Exercise | Write out the full listing exactly as given, minus the images.

Source data |
* * *
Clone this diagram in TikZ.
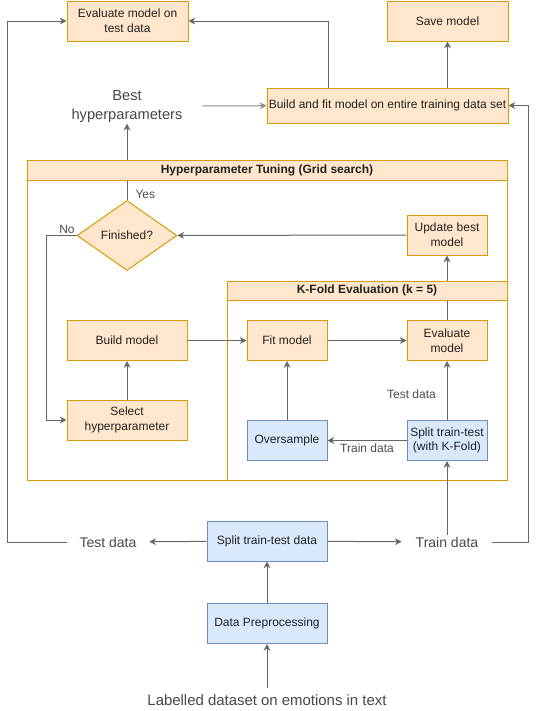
\documentclass[tikz,border=0pt]{standalone}
\usepackage{fontspec}
\setmainfont{Liberation Sans}
\usetikzlibrary{arrows.meta,shapes.geometric}
\definecolor{orfill}{HTML}{FFE6CC}
\definecolor{ordraw}{HTML}{D79B00}
\definecolor{blfill}{HTML}{DAE8FC}
\definecolor{bldraw}{HTML}{6C8EBF}
\definecolor{edge}{HTML}{666666}
\definecolor{txt}{HTML}{222222}
\begin{document}
\begin{tikzpicture}[x=0.75pt,y=-0.75pt,
  every node/.style={font=\fontsize{9}{11}\selectfont,text=txt,align=center,inner sep=1pt},
  obox/.style={draw=ordraw,fill=orfill,line width=0.75pt,minimum width=90pt,minimum height=30pt},
  bbox/.style={draw=bldraw,fill=blfill,line width=0.75pt,minimum width=90pt,minimum height=30pt},
  frame/.style={draw=ordraw,line width=0.75pt},
  head/.style={obox,font=\fontsize{9}{11}\selectfont\bfseries},
  big/.style={font=\fontsize{10.5}{14}\selectfont,text=black!72},
  lbl/.style={text=black!70},
  arr/.style={draw=edge,line width=0.75pt,-{Stealth[length=5pt,width=5pt,inset=1.5pt]}}]
\useasboundingbox (0,0) rectangle (536,711);
\node[obox,minimum width=90.75pt] (evaltest) at (127.5,21) {Evaluate model on\\test data};
\node[obox,minimum width=90.75pt] (save) at (447.5,21) {Save model};
\node[big,minimum width=112.5pt,font=\fontsize{11}{14.25}\selectfont] (best) at (127,106) {Best\\hyperparameters};
\node[obox,minimum width=180.75pt,minimum height=26.25pt] (buildfit) at (387.5,105.5) {Build and fit model on entire training data set};
\node[frame,minimum width=360pt,minimum height=240pt] (tuning) at (267,320) {};
\node[frame,minimum width=210pt,minimum height=149.25pt] (kfold) at (367,380.5) {};
\node[diamond,draw=ordraw,fill=orfill,line width=0.75pt,minimum width=75pt,minimum height=52.5pt,inner sep=0pt] (finished) at (127,235.5) {Finished?};
\node[obox,minimum width=60pt] (update) at (447,235) {Update best\\model};
\node[obox] (build) at (127,340.5) {Build model};
\node[obox,minimum width=60pt] (fit) at (287,340.5) {Fit model};
\node[obox,minimum width=60pt] (evalmodel) at (447,340.5) {Evaluate\\model};
\node[obox] (select) at (127,420) {Select\\hyperparameter};
\node[bbox,minimum width=60pt] (oversample) at (287,440.5) {Oversample};
\node[bbox,minimum width=60pt] (splitk) at (447,440.5) {Split train-test\\(with K-Fold)};
\node[big,minimum width=61.5pt] (testdata) at (108,542) {Test data};
\node[bbox] (splitdata) at (267,541) {Split train-test data};
\node[big,minimum width=67.5pt] (traindata) at (447,542) {Train data};
\node[bbox] (preproc) at (267,623.5) {Data Preprocessing};
\node[big,font=\fontsize{11.2}{14}\selectfont] (labelled) at (267,700) {Labelled dataset on emotions in text};
\draw[arr] ([yshift=4pt]labelled.north) -- (preproc);
\draw[arr] (preproc) -- (splitdata);
\draw[arr] (splitdata) -- (testdata);
\draw[arr] (splitdata) -- (traindata);
\draw[arr] (testdata.west) -- ++(-59.5,0) |- (evaltest);
\draw[arr] (traindata.east) -- ++(36,0) |- (buildfit);
\draw[arr] (traindata) -- (splitk);
\draw[arr] (splitk) -- node[lbl,below=1pt] {Train data} (oversample);
\draw[arr] (splitk) -- node[lbl,left=7pt,pos=0.43] {Test data} (evalmodel);
\draw[arr] (oversample) -- (fit);
\draw[arr] (select) -- (build);
\draw[arr] (build) -- (fit);
\draw[arr] (fit) -- (evalmodel);
\draw[arr] (evalmodel) -- (update);
\draw[arr] (update) -- (finished);
\draw[arr] (finished.west) node[lbl,above left] {No} -- ++(-30,0) |- (select);
\draw[arr] (finished) -- node[lbl,pos=0,above right,xshift=5pt] {Yes} (best);
\draw[arr,draw=edge!75] (best) -- (buildfit);
\draw[arr] (save |- buildfit.north) -- (save);
\draw[arr] ([xshift=-44.6pt]buildfit.north) |- (evaltest);
\node[head,minimum width=360pt,minimum height=15pt] (tuninghead) at (267,170) {Hyperparameter Tuning (Grid search)};
\node[head,minimum width=210pt,minimum height=14.25pt] (kfoldhead) at (367,290.5) {K-Fold Evaluation (k = 5)};
\end{tikzpicture}
\end{document}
* * *
Exercise solution |
Clone this diagram in TikZ.
\documentclass[tikz,border=0pt]{standalone}
\usepackage{fontspec}
\setmainfont{Liberation Sans}
\usetikzlibrary{arrows.meta,shapes.geometric}
\definecolor{orfill}{HTML}{FFE6CC}
\definecolor{ordraw}{HTML}{D79B00}
\definecolor{blfill}{HTML}{DAE8FC}
\definecolor{bldraw}{HTML}{6C8EBF}
\definecolor{edge}{HTML}{666666}
\definecolor{txt}{HTML}{222222}
\begin{document}
\begin{tikzpicture}[x=0.75pt,y=-0.75pt,
  every node/.style={font=\fontsize{9}{11}\selectfont,text=txt,align=center,inner sep=1pt},
  obox/.style={draw=ordraw,fill=orfill,line width=0.75pt,minimum width=90pt,minimum height=30pt},
  bbox/.style={draw=bldraw,fill=blfill,line width=0.75pt,minimum width=90pt,minimum height=30pt},
  frame/.style={draw=ordraw,line width=0.75pt},
  head/.style={obox,font=\fontsize{9}{11}\selectfont\bfseries},
  big/.style={font=\fontsize{10.5}{14}\selectfont,text=black!72},
  lbl/.style={text=black!70},
  arr/.style={draw=edge,line width=0.75pt,-{Stealth[length=5pt,width=5pt,inset=1.5pt]}}]
\useasboundingbox (0,0) rectangle (536,711);
\node[obox,minimum width=90.75pt] (evaltest) at (127.5,21) {Evaluate model on\\test data};
\node[obox,minimum width=90.75pt] (save) at (447.5,21) {Save model};
\node[big,minimum width=112.5pt,font=\fontsize{11}{14.25}\selectfont] (best) at (127,106) {Best\\hyperparameters};
\node[obox,minimum width=180.75pt,minimum height=26.25pt] (buildfit) at (387.5,105.5) {Build and fit model on entire training data set};
\node[frame,minimum width=360pt,minimum height=240pt] (tuning) at (267,320) {};
\node[frame,minimum width=210pt,minimum height=149.25pt] (kfold) at (367,380.5) {};
\node[diamond,draw=ordraw,fill=orfill,line width=0.75pt,minimum width=75pt,minimum height=52.5pt,inner sep=0pt] (finished) at (127,235.5) {Finished?};
\node[obox,minimum width=60pt] (update) at (447,235) {Update best\\model};
\node[obox] (build) at (127,340.5) {Build model};
\node[obox,minimum width=60pt] (fit) at (287,340.5) {Fit model};
\node[obox,minimum width=60pt] (evalmodel) at (447,340.5) {Evaluate\\model};
\node[obox] (select) at (127,420) {Select\\hyperparameter};
\node[bbox,minimum width=60pt] (oversample) at (287,440.5) {Oversample};
\node[bbox,minimum width=60pt] (splitk) at (447,440.5) {Split train-test\\(with K-Fold)};
\node[big,minimum width=61.5pt] (testdata) at (108,542) {Test data};
\node[bbox] (splitdata) at (267,541) {Split train-test data};
\node[big,minimum width=67.5pt] (traindata) at (447,542) {Train data};
\node[bbox] (preproc) at (267,623.5) {Data Preprocessing};
\node[big,font=\fontsize{11.2}{14}\selectfont] (labelled) at (267,700) {Labelled dataset on emotions in text};
\draw[arr] ([yshift=4pt]labelled.north) -- (preproc);
\draw[arr] (preproc) -- (splitdata);
\draw[arr] (splitdata) -- (testdata);
\draw[arr] (splitdata) -- (traindata);
\draw[arr] (testdata.west) -- ++(-59.5,0) |- (evaltest);
\draw[arr] (traindata.east) -- ++(36,0) |- (buildfit);
\draw[arr] (traindata) -- (splitk);
\draw[arr] (splitk) -- node[lbl,below=1pt] {Train data} (oversample);
\draw[arr] (splitk) -- node[lbl,left=7pt,pos=0.43] {Test data} (evalmodel);
\draw[arr] (oversample) -- (fit);
\draw[arr] (select) -- (build);
\draw[arr] (build) -- (fit);
\draw[arr] (fit) -- (evalmodel);
\draw[arr] (evalmodel) -- (update);
\draw[arr] (update) -- (finished);
\draw[arr] (finished.west) node[lbl,above left] {No} -- ++(-30,0) |- (select);
\draw[arr] (finished) -- node[lbl,pos=0,above right,xshift=5pt] {Yes} (best);
\draw[arr,draw=edge!75] (best) -- (buildfit);
\draw[arr] (save |- buildfit.north) -- (save);
\draw[arr] ([xshift=-44.6pt]buildfit.north) |- (evaltest);
\node[head,minimum width=360pt,minimum height=15pt] (tuninghead) at (267,170) {Hyperparameter Tuning (Grid search)};
\node[head,minimum width=210pt,minimum height=14.25pt] (kfoldhead) at (367,290.5) {K-Fold Evaluation (k = 5)};
\end{tikzpicture}
\end{document}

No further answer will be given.